Wohnimmobilien unter Druck: Nachfrage verschiebt sich
Infolge der gestiegenen Hypothekenzinsen ist der Erwerb von Wohneigentum für viele Haushalte kaum noch realisierbar. Das hat zu einer spürbaren Verschiebung der Nachfrage geführt: Weg vom Eigentum, hin zur Miete. Besonders in den wachstumsstarken Sunbeltstaaten sind die Mieten in den vergangenen drei Jahren um über 43 Prozent gestiegen. Diese Entwicklung sorgt für Engpässe im Mietmarkt und verstärkt den politischen Druck, bezahlbare Lösungen zu schaffen.
Finanzierung wird wieder planbar
Die Zinswende ab 2022 hat nicht nur die Bewertung vieler Immobilien verändert, sondern auch den Zugang zu Finanzierungen erschwert. Banken fokussierten sich zunächst auf die Stabilisierung ihrer eigenen Kreditportfolios – viele Transaktionen wurden dadurch ausgebremst. Inzwischen hat sich das Blatt gewendet: Zahlreiche Institute kehren in den Markt zurück. Erstmals seit über drei Jahren lassen sich wieder Finanzierungen darstellen, die im Einklang mit den wirtschaftlichen Potenzialen der Immobilien stehen.
Die besten Chancen sehen wir aktuell bei gemischt genutzten Objekten in urbanen und suburbanen Lagen mit begrenztem Angebot und starker Nachfrage. Besonders attraktiv sind Standorte mit klarer Identität, wirtschaftlicher Substanz und Entwicklungspotenzial. Mit gezielten Value-Add-Strategien, kreativer Neupositionierung und Placemaking-Maßnahmen lassen sich dort Werte heben – ökonomisch, sozial und kulturell.

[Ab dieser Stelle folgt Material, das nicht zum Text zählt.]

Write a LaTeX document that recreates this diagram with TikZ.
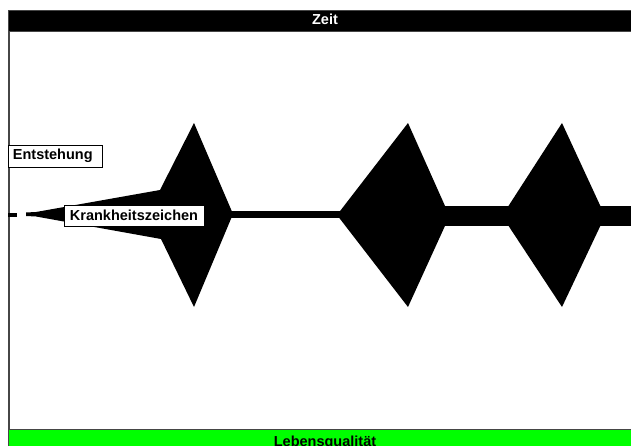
\documentclass[tikz,border=0pt]{standalone}
\usepackage{fontspec}
\setmainfont{Liberation Sans}
\usepackage{tikz}
\definecolor{ZFrame}{RGB}{70,70,70}
\definecolor{ZGreen}{RGB}{0,255,0}

\begin{document}
\begin{tikzpicture}[x=1pt,y=-1pt,
  lbl/.style={font=\fontsize{14.5}{17}\selectfont\bfseries,inner sep=0pt},
  tag/.style={lbl,draw=black,line width=0.8pt,fill=white,minimum height=21pt},
  band/.style={draw=ZFrame,line width=1pt}]
  \useasboundingbox (0,0) rectangle (631,446);
  \clip (0,0) rectangle (631,446);
  \fill[white] (0,0) rectangle (631,446);
  \draw[ZFrame,line width=1.6pt] (9,20) -- (9,435);
  \filldraw[band,fill=black] (8,11) rectangle (650,31.5);
  \filldraw[band,fill=ZGreen] (8,429.5) rectangle (650,465);
  \node[lbl,text=white,anchor=base] (zeit) at (325,24.5) {Zeit};
  \node[lbl,anchor=base] (quali) at (325,446) {Lebensqualität};
  \fill (8,213) rectangle (17,217);
  \fill (26,212.5) -- (36,212) -- (160,190) -- (194,123) -- (233,214) -- (194,307)
    -- (161,239) -- (36,216.5) -- (26,216) -- cycle;
  \fill (225,211) rectangle (340,218);
  \fill (337,215) -- (408,123) -- (449.5,216) -- (408,307) -- cycle;
  \fill (440,206) rectangle (650,226);
  \fill (502,216) -- (562,123) -- (605,216) -- (562,307) -- cycle;
  \node[tag,anchor=west,text width=85pt,inner xsep=4.5pt,minimum height=22pt,align=left] (entstehung) at (8,156) {Entstehung};
  \node[tag,minimum width=140pt] (zeichen) at (134,215.5) {Krankheitszeichen};
\end{tikzpicture}
\end{document}
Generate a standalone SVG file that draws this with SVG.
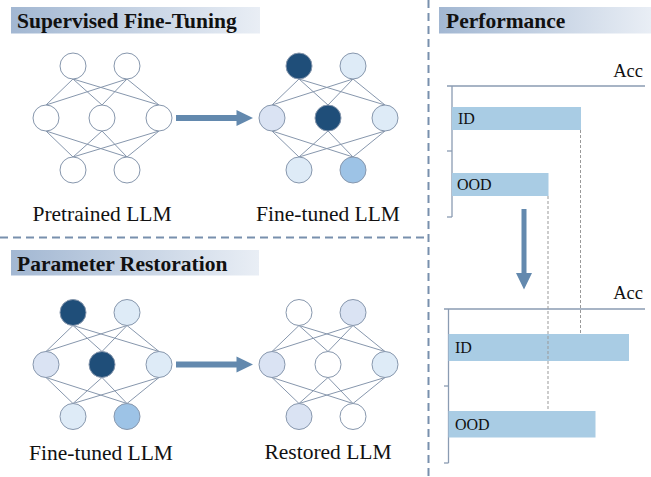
<svg xmlns="http://www.w3.org/2000/svg" width="651" height="477" viewBox="0 0 651 477">
<defs>
<linearGradient id="band" x1="0" y1="0" x2="1" y2="0">
<stop offset="0" stop-color="#a2b7d2"/>
<stop offset="1" stop-color="#e9eef5"/>
</linearGradient>
<g id="net">
<g class="edge">
<line x1="73" y1="79" x2="46" y2="105"/>
<line x1="73" y1="79" x2="102" y2="105"/>
<line x1="73" y1="79" x2="159" y2="105"/>
<line x1="127" y1="79" x2="46" y2="105"/>
<line x1="127" y1="79" x2="102" y2="105"/>
<line x1="127" y1="79" x2="159" y2="105"/>
<line x1="46" y1="131" x2="73" y2="157"/>
<line x1="46" y1="131" x2="127" y2="157"/>
<line x1="102" y1="131" x2="73" y2="157"/>
<line x1="102" y1="131" x2="127" y2="157"/>
<line x1="159" y1="131" x2="73" y2="157"/>
<line x1="159" y1="131" x2="127" y2="157"/>
</g>
</g>
</defs>
<style>
.edge line{stroke:#8797ad;stroke-width:1}
.n{stroke:#8797ad;stroke-width:1}
.w{fill:#ffffff}
.d{fill:#1f4e79}
.l1{fill:#dae3f3}
.l2{fill:#deebf7}
.m{fill:#9dc3e6}
.hd{font-family:"Liberation Serif","Times New Roman",serif;font-weight:bold;font-size:21.5px;fill:#111}
.lab{font-family:"Liberation Serif","Times New Roman",serif;font-size:21.5px;fill:#111}
.sm{font-family:"Liberation Serif","Times New Roman",serif;font-size:16px;fill:#111}
.acc{font-family:"Liberation Serif","Times New Roman",serif;font-size:18.5px;fill:#111}
.sep{stroke:#7890ad;stroke-width:2;stroke-dasharray:8 5;fill:none}
.ax{stroke:#8a9bb2;stroke-width:1.3;fill:none}
.bar{fill:#a9cce4}
.gd{stroke:#999;stroke-width:1;stroke-dasharray:3 2;fill:none}
.arr{fill:#6389ae}
</style>

<g id="separators">
<line class="sep" x1="0" y1="237.5" x2="426" y2="237.5"/>
<line class="sep" x1="428.5" y1="0" x2="428.5" y2="477"/>
</g>

<g id="header-sft">
<rect x="11" y="7" width="249" height="26.5" fill="url(#band)"/>
<text class="hd" x="17" y="28">Supervised Fine-Tuning</text>
</g>
<g id="header-pr">
<rect x="11" y="250" width="248" height="25.5" fill="url(#band)"/>
<text class="hd" x="17" y="270.5">Parameter Restoration</text>
</g>
<g id="header-perf">
<rect x="439" y="7" width="212" height="26.5" fill="url(#band)"/>
<text class="hd" x="446" y="28">Performance</text>
</g>

<g id="pretrained">
<use href="#net"/>
<circle class="n w" cx="73" cy="66" r="13"/>
<circle class="n w" cx="127" cy="66" r="13"/>
<circle class="n w" cx="46" cy="118" r="13"/>
<circle class="n w" cx="102" cy="118" r="13"/>
<circle class="n w" cx="159" cy="118" r="13"/>
<circle class="n w" cx="73" cy="170" r="13"/>
<circle class="n w" cx="127" cy="170" r="13"/>
<text class="lab" x="102" y="221" text-anchor="middle">Pretrained LLM</text>
</g>

<g id="finetuned">
<use href="#net" x="226"/>
<circle class="n d" cx="299" cy="66" r="13"/>
<circle class="n l2" cx="353" cy="66" r="13"/>
<circle class="n l1" cx="272" cy="118" r="13"/>
<circle class="n d" cx="328" cy="118" r="13"/>
<circle class="n l2" cx="385" cy="118" r="13"/>
<circle class="n l2" cx="299" cy="170" r="13"/>
<circle class="n m" cx="353" cy="170" r="13"/>
<text class="lab" x="328" y="220.5" text-anchor="middle">Fine-tuned LLM</text>
</g>

<g id="finetuned2">
<use href="#net" y="246.5"/>
<circle class="n d" cx="73" cy="312.5" r="13"/>
<circle class="n l2" cx="127" cy="312.5" r="13"/>
<circle class="n l1" cx="46" cy="364.5" r="13"/>
<circle class="n d" cx="102" cy="364.5" r="13"/>
<circle class="n l2" cx="159" cy="364.5" r="13"/>
<circle class="n l2" cx="73" cy="416.5" r="13"/>
<circle class="n m" cx="127" cy="416.5" r="13"/>
<text class="lab" x="101" y="460" text-anchor="middle">Fine-tuned LLM</text>
</g>

<g id="restored">
<use href="#net" x="226" y="246.5"/>
<circle class="n w" cx="299" cy="312.5" r="13"/>
<circle class="n l1" cx="353" cy="312.5" r="13"/>
<circle class="n l1" cx="272" cy="364.5" r="13"/>
<circle class="n w" cx="328" cy="364.5" r="13"/>
<circle class="n l2" cx="385" cy="364.5" r="13"/>
<circle class="n l1" cx="299" cy="416.5" r="13"/>
<circle class="n w" cx="353" cy="416.5" r="13"/>
<text class="lab" x="328" y="459" text-anchor="middle">Restored LLM</text>
</g>

<g id="connectors">
<polygon class="arr" points="176,115 236.5,115 236.5,110 253,118 236.5,126 236.5,121 176,121"/>
<polygon class="arr" points="176,361.5 236.5,361.5 236.5,356.5 253,364.5 236.5,372.5 236.5,367.5 176,367.5"/>
<polygon class="arr" points="521.5,209 526.5,209 526.5,273 532,273 524,289.5 516,273 521.5,273"/>
</g>

<g id="chart-before">
<line class="ax" x1="447" y1="86" x2="645" y2="86"/>
<line class="ax" x1="452" y1="86" x2="452" y2="217"/>
<line class="ax" x1="447" y1="151" x2="452" y2="151"/>
<line class="ax" x1="447" y1="217" x2="452" y2="217"/>
<text class="acc" x="643" y="77" text-anchor="end">Acc</text>
<rect class="bar" x="452" y="107" width="129" height="23"/>
<rect class="bar" x="452" y="173" width="96.5" height="23"/>
<text class="sm" x="458" y="124">ID</text>
<text class="sm" x="457" y="190">OOD</text>
</g>

<g id="chart-after">
<line class="ax" x1="444" y1="309" x2="645" y2="309"/>
<line class="ax" x1="448.5" y1="309" x2="448.5" y2="463"/>
<line class="ax" x1="444" y1="386" x2="448.5" y2="386"/>
<line class="ax" x1="444" y1="463" x2="448.5" y2="463"/>
<text class="acc" x="643" y="298.5" text-anchor="end">Acc</text>
<rect class="bar" x="448.5" y="334" width="180.5" height="27"/>
<rect class="bar" x="448.5" y="411" width="147" height="26.5"/>
<text class="sm" x="455" y="353">ID</text>
<text class="sm" x="455" y="430">OOD</text>
</g>

<g id="guides">
<line class="gd" x1="580.5" y1="130" x2="580.5" y2="334"/>
<line class="gd" x1="548" y1="196" x2="548" y2="409"/>
</g>
</svg>
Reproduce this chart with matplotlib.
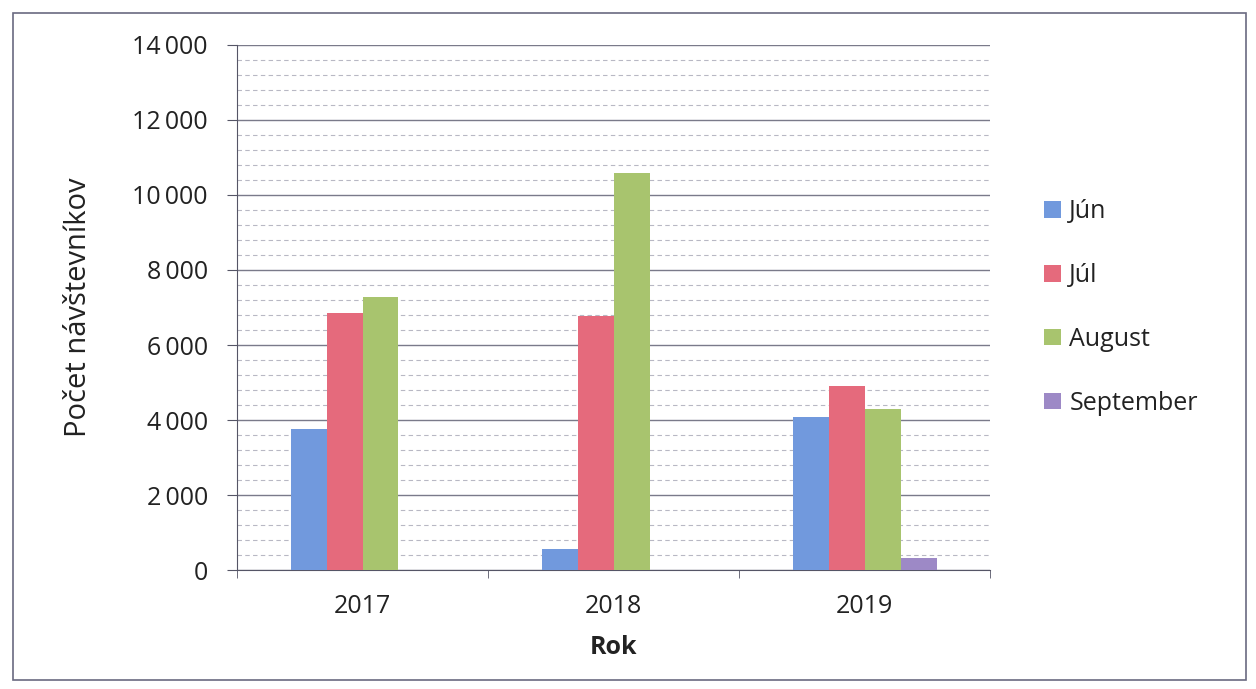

Auch Nischenmärkte wie Senioren- und Studentenwohnen gewinnen an Bedeutung. Demografische Entwicklungen und veränderte Ansprüche an Wohnformen schaffen hier langfristig stabile Nachfrage. Jamestown ist bislang nicht in diesen Segmenten aktiv, hat aber mit Konzepten wie Scout Living und Signal House gezeigt, dass sich innovative Wohnmodelle erfolgreich umsetzen lassen. Signal House ist ein modernes Mehrfamilienhaus mit Conciergeservice, App-gestütztem Zugang zu Dienstleistungen und großzügigen Gemeinschaftsflächen – ein Wohnkonzept, das urbanes Leben und Komfort neu denkt. Scout Living kombiniert voll ausgestattete Apartments mit hotelähnlichem Service für Kurz- und Langzeitaufenthalte. Die Kombination aus durchdachtem Design, moderaten Mieten und hoher Aufenthaltsqualität bildet die Grundlage für mögliche Expansionen in diesen Bereich.
Nachhaltigkeit als Wettbewerbsfaktor
Environmental, Social, Governance (ESG auf deutsch: Umwelt, Soziales und Unternehmensführung) sind für uns keine Etiketten, sondern fester Bestandteil unseres Geschäftsmodells. Wir integrieren Umwelt- und Sozialaspekte ebenso wie gute Unternehmensführung in unsere Investitionsentscheidungen und den laufenden Betrieb. Unser Anspruch ist es, Räume zu schaffen, die sowohl wirtschaftlich als auch gesellschaftlich einen Beitrag leisten. Neue regulatorische Anforderungen und steigende Erwartungen im Markt sehen wir dabei nicht als Risiko, sondern als Chance zur Differenzierung – insbesondere durch den Einsatz datenbasierter Steuerung und messbarer Wirkung.
Die Dynamik im Markt hat sich verändert – aber sie bietet Chancen für diejenigen, die vorausschauend agieren. Wer jetzt in Analyse, Strategie und Struktur investiert, schafft die Grundlage für kommende Transaktionen. Entscheidend ist nicht Geschwindigkeit um jeden Preis, sondern die Fähigkeit, im richtigen Moment handlungsfähig zu sein. Geduld zahlt sich aus – vor allem dann, wenn sie mit klarem Fokus und konsequenter Vorbereitung verbunden ist.